-- start --
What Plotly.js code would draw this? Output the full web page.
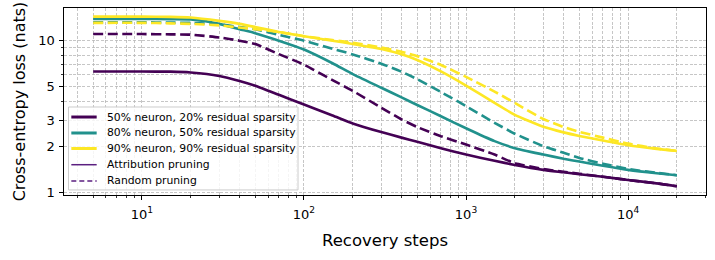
<!DOCTYPE html>
<html>
<head>
<meta charset="utf-8">
<script src="https://cdn.plot.ly/plotly-3.0.1.min.js"></script>
<style>html,body{margin:0;padding:0;background:#fff;}#chart{width:715px;height:260px;}</style>
</head>
<body>
<div id="chart"></div>
<script>
const steps = [5, 10, 15, 20, 30, 40, 50, 70, 100, 150, 200, 300, 400, 500, 700, 1000, 1500, 2000, 3000, 4000, 5000, 7000, 10000, 15000, 20000];

const attr_50_20 = [6.26, 6.26, 6.25, 6.17, 5.86, 5.43, 5.05, 4.4, 3.8, 3.22, 2.85, 2.5, 2.3, 2.16, 1.96, 1.78, 1.62, 1.52, 1.41, 1.36, 1.32, 1.27, 1.21, 1.15, 1.10];
const rand_50_20 = [11.07, 11.05, 11.0, 10.95, 10.5, 10.0, 9.5, 8.15, 6.95, 5.5, 4.67, 3.62, 3.03, 2.7, 2.35, 2.07, 1.78, 1.56, 1.43, 1.37, 1.33, 1.27, 1.21, 1.15, 1.10];
const attr_80_50 = [13.9, 13.9, 13.85, 13.8, 12.9, 11.9, 11.2, 10.0, 8.74, 7.1, 6.02, 4.9, 4.23, 3.77, 3.18, 2.65, 2.18, 1.96, 1.78, 1.67, 1.6, 1.5, 1.41, 1.34, 1.30];
const rand_80_50 = [13.2, 13.2, 13.15, 13.1, 12.8, 12.3, 11.9, 10.9, 10.0, 8.85, 8.12, 7.05, 6.24, 5.58, 4.59, 3.71, 2.88, 2.44, 2.02, 1.83, 1.69, 1.55, 1.43, 1.35, 1.30];
const attr_90_90 = [14.4, 14.4, 14.35, 14.2, 13.5, 12.9, 12.3, 11.4, 10.7, 10.0, 9.5, 8.8, 8.13, 7.46, 6.27, 5.06, 3.89, 3.25, 2.71, 2.49, 2.36, 2.2, 2.05, 1.94, 1.88];
const rand_90_90 = [13.1, 13.1, 13.0, 12.9, 12.6, 12.2, 11.9, 11.4, 10.7, 10.1, 9.7, 9.0, 8.45, 7.9, 6.92, 5.78, 4.62, 3.89, 3.05, 2.7, 2.51, 2.3, 2.1, 1.95, 1.88];

const configLabels = ["50% neuron, 20% residual sparsity", "80% neuron, 50% residual sparsity", "90% neuron, 90% residual sparsity"];
const styleLabels = ["Attribution pruning", "Random pruning"];
const xTickVals = [10, 100, 1000, 10000];
const xTickText = ["10<sup>1</sup>", "10<sup>2</sup>", "10<sup>3</sup>", "10<sup>4</sup>"];
const yTickVals = [1, 2, 3, 5, 10];
const yTickText = ["1", "2", "3", "5", "10"];

const colors = ["#440154", "#21918c", "#fde725"];
const styleColor = "#5b1f80";
const lw = 2.6;
const dashStyle = "10px,4.5px";

const series = [
  [attr_50_20, rand_50_20],
  [attr_80_50, rand_80_50],
  [attr_90_90, rand_90_90]
];

const traces = [];
series.forEach((pair, i) => {
  traces.push({x: steps, y: pair[1], mode: "lines", line: {color: colors[i], width: lw, dash: dashStyle, shape: "spline", smoothing: 0.5}, showlegend: false, hoverinfo: "skip"});
  traces.push({x: steps, y: pair[0], mode: "lines", line: {color: colors[i], width: lw, shape: "spline", smoothing: 0.5}, showlegend: false, hoverinfo: "skip"});
});

// Legend drawn with shapes + annotations (paper coordinates) to match the compact reference layout
const legBox = {x0: 0.007, x1: 0.3645, y0: 0.027, y1: 0.4706};
const entryY = [0.417, 0.3316, 0.2487, 0.162, 0.0749];
const keyX0 = 0.0114, keyX1 = 0.0509, textX = 0.0634;
const legendItems = [
  {label: configLabels[0], color: colors[0], width: 3, dash: "solid"},
  {label: configLabels[1], color: colors[1], width: 3, dash: "solid"},
  {label: configLabels[2], color: colors[2], width: 3, dash: "solid"},
  {label: styleLabels[0], color: styleColor, width: 1.5, dash: "solid"},
  {label: styleLabels[1], color: styleColor, width: 1.5, dash: "5px,3px"}
];
const shapes = [{
  type: "rect", xref: "paper", yref: "paper",
  x0: legBox.x0, x1: legBox.x1, y0: legBox.y0, y1: legBox.y1,
  fillcolor: "rgba(255,255,255,0.82)", line: {color: "#cccccc", width: 1}, layer: "above"
}];
const annotations = [];
legendItems.forEach((it, k) => {
  shapes.push({type: "line", xref: "paper", yref: "paper", x0: keyX0, x1: keyX1, y0: entryY[k], y1: entryY[k],
    line: {color: it.color, width: it.width, dash: it.dash}, layer: "above"});
  annotations.push({xref: "paper", yref: "paper", x: textX, y: entryY[k], xanchor: "left", yanchor: "middle",
    text: it.label, showarrow: false, font: {size: 10.8, family: "DejaVu Sans, sans-serif", color: "#000"}});
});

function minorVals(lo, hi) {
  const out = [];
  for (let d = lo; d <= hi; d++) {
    for (let k = 2; k <= 9; k++) out.push(k * Math.pow(10, d));
  }
  return out;
}

const gridColor = "#b8b8b8";
const gridDash = "3px,1.6px";
const font = {family: "DejaVu Sans, sans-serif", color: "#000"};

const layout = {
  width: 715, height: 260,
  margin: {l: 64, r: 9, t: 8, b: 65, pad: 0},
  paper_bgcolor: "#fff", plot_bgcolor: "#fff",
  font: Object.assign({size: 12}, font),
  showlegend: false,
  shapes: shapes,
  annotations: annotations,
  xaxis: {
    type: "log", range: [0.519, 4.481],
    tickmode: "array", tickvals: xTickVals, ticktext: xTickText,
    ticks: "outside", ticklen: 4, tickwidth: 1, tickcolor: "#000",
    ticklabelstandoff: 3,
    showline: true, mirror: true, linecolor: "#000", linewidth: 1.2,
    showgrid: true, gridcolor: gridColor, griddash: gridDash, gridwidth: 0.8,
    zeroline: false,
    tickfont: {size: 13},
    title: {text: "Recovery steps", font: {size: 16.5}, standoff: 13},
    minor: {tickmode: "array", tickvals: minorVals(0, 4), ticks: "outside", ticklen: 2, tickcolor: "#000", tickwidth: 0.8, showgrid: true, gridcolor: gridColor, griddash: gridDash, gridwidth: 0.8}
  },
  yaxis: {
    type: "log", range: [-0.016, 1.215],
    tickmode: "array", tickvals: yTickVals, ticktext: yTickText,
    ticks: "outside", ticklen: 3.5, tickwidth: 1, tickcolor: "#000",
    ticklabelstandoff: 2,
    showline: true, mirror: true, linecolor: "#000", linewidth: 1.2,
    showgrid: true, gridcolor: gridColor, griddash: gridDash, gridwidth: 0.8,
    zeroline: false,
    tickfont: {size: 13},
    title: {text: "Cross-entropy loss (nats)", font: {size: 16}, standoff: 8},
    minor: {tickmode: "array", tickvals: [4, 6, 7, 8, 9], ticks: "outside", ticklen: 2, tickcolor: "#000", tickwidth: 0.8, showgrid: true, gridcolor: gridColor, griddash: gridDash, gridwidth: 0.8}
  }
};

Plotly.newPlot("chart", traces, layout, {staticPlot: true, displayModeBar: false});
</script>
</body>
</html>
-- end --
→ **TASK**: Return each line of the data, keeping its wording exact and omitting pictures.

→ **RESPONSE**:
What Plotly.js code would draw this? Output the full web page.
<!DOCTYPE html>
<html>
<head>
<meta charset="utf-8">
<script src="https://cdn.plot.ly/plotly-3.0.1.min.js"></script>
<style>html,body{margin:0;padding:0;background:#fff;}#chart{width:715px;height:260px;}</style>
</head>
<body>
<div id="chart"></div>
<script>
const steps = [5, 10, 15, 20, 30, 40, 50, 70, 100, 150, 200, 300, 400, 500, 700, 1000, 1500, 2000, 3000, 4000, 5000, 7000, 10000, 15000, 20000];

const attr_50_20 = [6.26, 6.26, 6.25, 6.17, 5.86, 5.43, 5.05, 4.4, 3.8, 3.22, 2.85, 2.5, 2.3, 2.16, 1.96, 1.78, 1.62, 1.52, 1.41, 1.36, 1.32, 1.27, 1.21, 1.15, 1.10];
const rand_50_20 = [11.07, 11.05, 11.0, 10.95, 10.5, 10.0, 9.5, 8.15, 6.95, 5.5, 4.67, 3.62, 3.03, 2.7, 2.35, 2.07, 1.78, 1.56, 1.43, 1.37, 1.33, 1.27, 1.21, 1.15, 1.10];
const attr_80_50 = [13.9, 13.9, 13.85, 13.8, 12.9, 11.9, 11.2, 10.0, 8.74, 7.1, 6.02, 4.9, 4.23, 3.77, 3.18, 2.65, 2.18, 1.96, 1.78, 1.67, 1.6, 1.5, 1.41, 1.34, 1.30];
const rand_80_50 = [13.2, 13.2, 13.15, 13.1, 12.8, 12.3, 11.9, 10.9, 10.0, 8.85, 8.12, 7.05, 6.24, 5.58, 4.59, 3.71, 2.88, 2.44, 2.02, 1.83, 1.69, 1.55, 1.43, 1.35, 1.30];
const attr_90_90 = [14.4, 14.4, 14.35, 14.2, 13.5, 12.9, 12.3, 11.4, 10.7, 10.0, 9.5, 8.8, 8.13, 7.46, 6.27, 5.06, 3.89, 3.25, 2.71, 2.49, 2.36, 2.2, 2.05, 1.94, 1.88];
const rand_90_90 = [13.1, 13.1, 13.0, 12.9, 12.6, 12.2, 11.9, 11.4, 10.7, 10.1, 9.7, 9.0, 8.45, 7.9, 6.92, 5.78, 4.62, 3.89, 3.05, 2.7, 2.51, 2.3, 2.1, 1.95, 1.88];

const configLabels = ["50% neuron, 20% residual sparsity", "80% neuron, 50% residual sparsity", "90% neuron, 90% residual sparsity"];
const styleLabels = ["Attribution pruning", "Random pruning"];
const xTickVals = [10, 100, 1000, 10000];
const xTickText = ["10<sup>1</sup>", "10<sup>2</sup>", "10<sup>3</sup>", "10<sup>4</sup>"];
const yTickVals = [1, 2, 3, 5, 10];
const yTickText = ["1", "2", "3", "5", "10"];

const colors = ["#440154", "#21918c", "#fde725"];
const styleColor = "#5b1f80";
const lw = 2.6;
const dashStyle = "10px,4.5px";

const series = [
  [attr_50_20, rand_50_20],
  [attr_80_50, rand_80_50],
  [attr_90_90, rand_90_90]
];

const traces = [];
series.forEach((pair, i) => {
  traces.push({x: steps, y: pair[1], mode: "lines", line: {color: colors[i], width: lw, dash: dashStyle, shape: "spline", smoothing: 0.5}, showlegend: false, hoverinfo: "skip"});
  traces.push({x: steps, y: pair[0], mode: "lines", line: {color: colors[i], width: lw, shape: "spline", smoothing: 0.5}, showlegend: false, hoverinfo: "skip"});
});

// Legend drawn with shapes + annotations (paper coordinates) to match the compact reference layout
const legBox = {x0: 0.007, x1: 0.3645, y0: 0.027, y1: 0.4706};
const entryY = [0.417, 0.3316, 0.2487, 0.162, 0.0749];
const keyX0 = 0.0114, keyX1 = 0.0509, textX = 0.0634;
const legendItems = [
  {label: configLabels[0], color: colors[0], width: 3, dash: "solid"},
  {label: configLabels[1], color: colors[1], width: 3, dash: "solid"},
  {label: configLabels[2], color: colors[2], width: 3, dash: "solid"},
  {label: styleLabels[0], color: styleColor, width: 1.5, dash: "solid"},
  {label: styleLabels[1], color: styleColor, width: 1.5, dash: "5px,3px"}
];
const shapes = [{
  type: "rect", xref: "paper", yref: "paper",
  x0: legBox.x0, x1: legBox.x1, y0: legBox.y0, y1: legBox.y1,
  fillcolor: "rgba(255,255,255,0.82)", line: {color: "#cccccc", width: 1}, layer: "above"
}];
const annotations = [];
legendItems.forEach((it, k) => {
  shapes.push({type: "line", xref: "paper", yref: "paper", x0: keyX0, x1: keyX1, y0: entryY[k], y1: entryY[k],
    line: {color: it.color, width: it.width, dash: it.dash}, layer: "above"});
  annotations.push({xref: "paper", yref: "paper", x: textX, y: entryY[k], xanchor: "left", yanchor: "middle",
    text: it.label, showarrow: false, font: {size: 10.8, family: "DejaVu Sans, sans-serif", color: "#000"}});
});

function minorVals(lo, hi) {
  const out = [];
  for (let d = lo; d <= hi; d++) {
    for (let k = 2; k <= 9; k++) out.push(k * Math.pow(10, d));
  }
  return out;
}

const gridColor = "#b8b8b8";
const gridDash = "3px,1.6px";
const font = {family: "DejaVu Sans, sans-serif", color: "#000"};

const layout = {
  width: 715, height: 260,
  margin: {l: 64, r: 9, t: 8, b: 65, pad: 0},
  paper_bgcolor: "#fff", plot_bgcolor: "#fff",
  font: Object.assign({size: 12}, font),
  showlegend: false,
  shapes: shapes,
  annotations: annotations,
  xaxis: {
    type: "log", range: [0.519, 4.481],
    tickmode: "array", tickvals: xTickVals, ticktext: xTickText,
    ticks: "outside", ticklen: 4, tickwidth: 1, tickcolor: "#000",
    ticklabelstandoff: 3,
    showline: true, mirror: true, linecolor: "#000", linewidth: 1.2,
    showgrid: true, gridcolor: gridColor, griddash: gridDash, gridwidth: 0.8,
    zeroline: false,
    tickfont: {size: 13},
    title: {text: "Recovery steps", font: {size: 16.5}, standoff: 13},
    minor: {tickmode: "array", tickvals: minorVals(0, 4), ticks: "outside", ticklen: 2, tickcolor: "#000", tickwidth: 0.8, showgrid: true, gridcolor: gridColor, griddash: gridDash, gridwidth: 0.8}
  },
  yaxis: {
    type: "log", range: [-0.016, 1.215],
    tickmode: "array", tickvals: yTickVals, ticktext: yTickText,
    ticks: "outside", ticklen: 3.5, tickwidth: 1, tickcolor: "#000",
    ticklabelstandoff: 2,
    showline: true, mirror: true, linecolor: "#000", linewidth: 1.2,
    showgrid: true, gridcolor: gridColor, griddash: gridDash, gridwidth: 0.8,
    zeroline: false,
    tickfont: {size: 13},
    title: {text: "Cross-entropy loss (nats)", font: {size: 16}, standoff: 8},
    minor: {tickmode: "array", tickvals: [4, 6, 7, 8, 9], ticks: "outside", ticklen: 2, tickcolor: "#000", tickwidth: 0.8, showgrid: true, gridcolor: gridColor, griddash: gridDash, gridwidth: 0.8}
  }
};

Plotly.newPlot("chart", traces, layout, {staticPlot: true, displayModeBar: false});
</script>
</body>
</html>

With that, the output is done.